Development in the era of AI
Honest thoughts about new GenAI development tools.
Mar 27, 2025 — Enrique Alejo
After a questionable initial experience with Cursor when it first launched, a colleague recently convinced me to give it another go. In the last months I’ve dedicated time to develop with Q Developer, Cursor, Lovable, Copilot and Claude. Here is my honest experience.
The ‘Aha’ moment
Change is hard, for everyone. Even though I work in big tech and was surrounded by GenAI messaging, I was not really a GenAI power user. I used it on a daily basis, but had never diven deep into its inner workings, the alternative offerings or played around to unleash its full potential.
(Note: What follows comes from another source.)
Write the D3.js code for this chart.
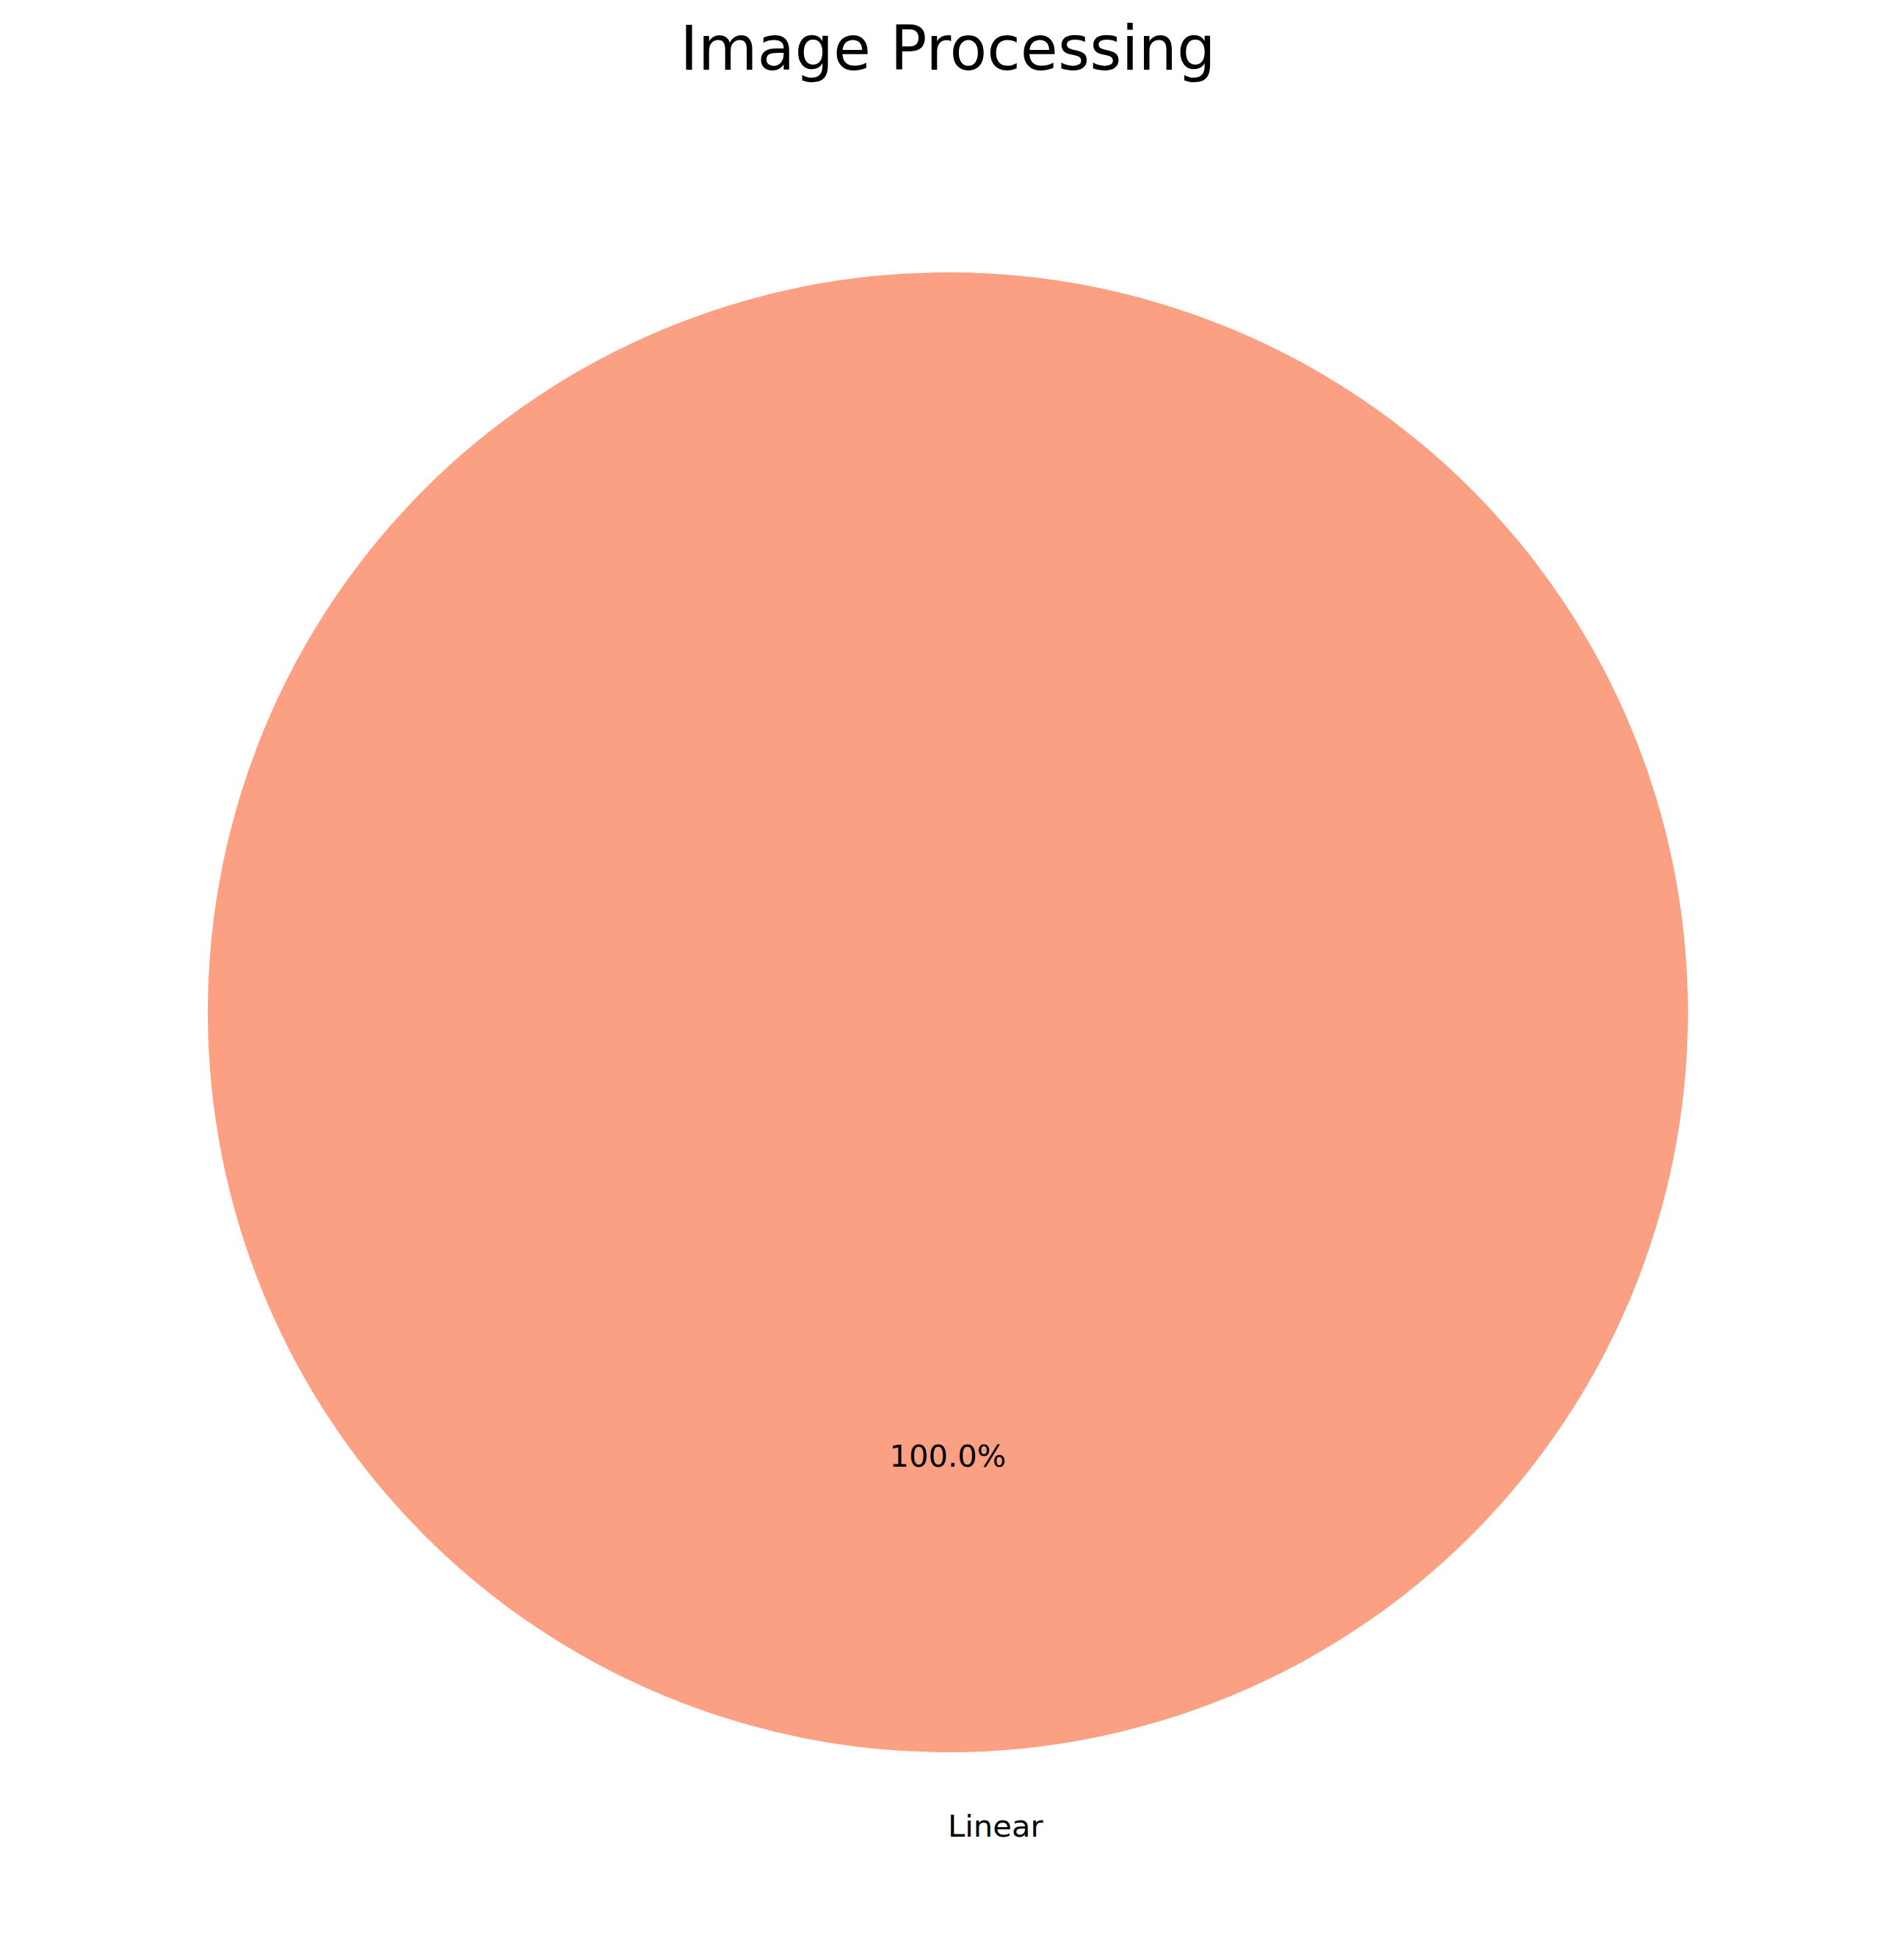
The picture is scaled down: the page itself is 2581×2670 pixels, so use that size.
<!DOCTYPE html>
<html>
<head>
<meta charset="utf-8">
<script src="https://cdn.jsdelivr.net/npm/d3@7"></script>
<style>
  body { margin: 0; background: #ffffff; }
  svg { display: block; }
  text { font-family: "DejaVu Sans", sans-serif; fill: #000; }
</style>
</head>
<body>
<script>
// data
var chartTitle = "Image Processing";
var categories = ["Linear"];
var values = [1];
var colors = ["#fba083"];

var width = 2581,
    height = 2670,
    cx = 1291,        // pie centre
    cy = 1379,
    radius = 1008;

var svg = d3.select("body").append("svg")
    .attr("width", width)
    .attr("height", height);

// title
svg.append("text")
    .attr("x", cx)
    .attr("y", 95)
    .attr("text-anchor", "middle")
    .style("font-size", "83px")
    .text(chartTitle);

var total = d3.sum(values);

// clockwise from the top, like matplotlib counterclock=False, startangle=90
var pie = d3.pie()
    .sort(null)
    .value(function(d) { return d; });

var arcs = pie(values);

var arc = d3.arc()
    .innerRadius(0)
    .outerRadius(radius);

var g = svg.append("g")
    .attr("transform", "translate(" + cx + "," + cy + ")");

g.selectAll("path.slice")
    .data(arcs)
    .enter()
    .append("path")
    .attr("class", "slice")
    .attr("d", arc)
    .attr("fill", function(d, i) { return colors[i % colors.length]; });

// position helper: d3 angles start at 12 o'clock and run clockwise
function pos(d, k) {
  var a = (d.startAngle + d.endAngle) / 2;
  return [Math.sin(a) * radius * k, -Math.cos(a) * radius * k];
}

// percentage labels at 0.6 r
g.selectAll("text.pct")
    .data(arcs)
    .enter()
    .append("text")
    .attr("class", "pct")
    .attr("x", function(d) { return pos(d, 0.6)[0]; })
    .attr("y", function(d) { return pos(d, 0.6)[1]; })
    .attr("text-anchor", "middle")
    .attr("dominant-baseline", "central")
    .style("font-size", "41.7px")
    .text(function(d) { return (d.value / total * 100).toFixed(1) + "%"; });

// category labels at 1.1 r, anchored left/right like matplotlib
g.selectAll("text.cat")
    .data(arcs)
    .enter()
    .append("text")
    .attr("class", "cat")
    .attr("x", function(d) { return pos(d, 1.1)[0]; })
    .attr("y", function(d) { return pos(d, 1.1)[1]; })
    .attr("text-anchor", function(d) { return pos(d, 1.1)[0] >= -1e-6 ? "start" : "end"; })
    .attr("dominant-baseline", "central")
    .style("font-size", "41.7px")
    .text(function(d, i) { return categories[i]; });
</script>
</body>
</html>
The turning point came while preparing workshops to teach university classes. I knew a lot about the subject, so I could clearly envision the end goal. Because of this, creating the workshops became a game of prompting. Quickly iterating to find the best path. It was still hard work, but it was so dynamic that I really felt the term vibe coding.
It was after this moment that I started going down the GenAI rabbit hole.
Magic at First Prompt
When I revisited Cursor and tried Lovable for the first time, I was stunned. Seeing a random token generator (a.k.a. an LLM) create thousands of lines of working code from a single prompt still impresses me, even after having seen it happen dozens of times.
When Magic Hits Limits
Lovable created a responsive React GUI with a modern feel from a single prompt. And from that initial state, I could prompt my way to add new features. But soon, Lovable got stuck. The problem: I am not a frontend developer. So I was stuck too. I ran into the the 70% problem. AI coding tools easily generate about 70% of your codebase, but the remaining 30% became extremely frustrating. For the backend, this was fine. I’ve squashed my fair share of bugs in Python. But dealing with edge cases and errors for a framework of which I had not even read the quick start in the documentation became counterproductive.
The Gains
Regardless of my struggle, the end result was always better and faster than anything I could have done alone. Maybe I did not become a coveted 10x developer, but I would estimate that my productivity doubled.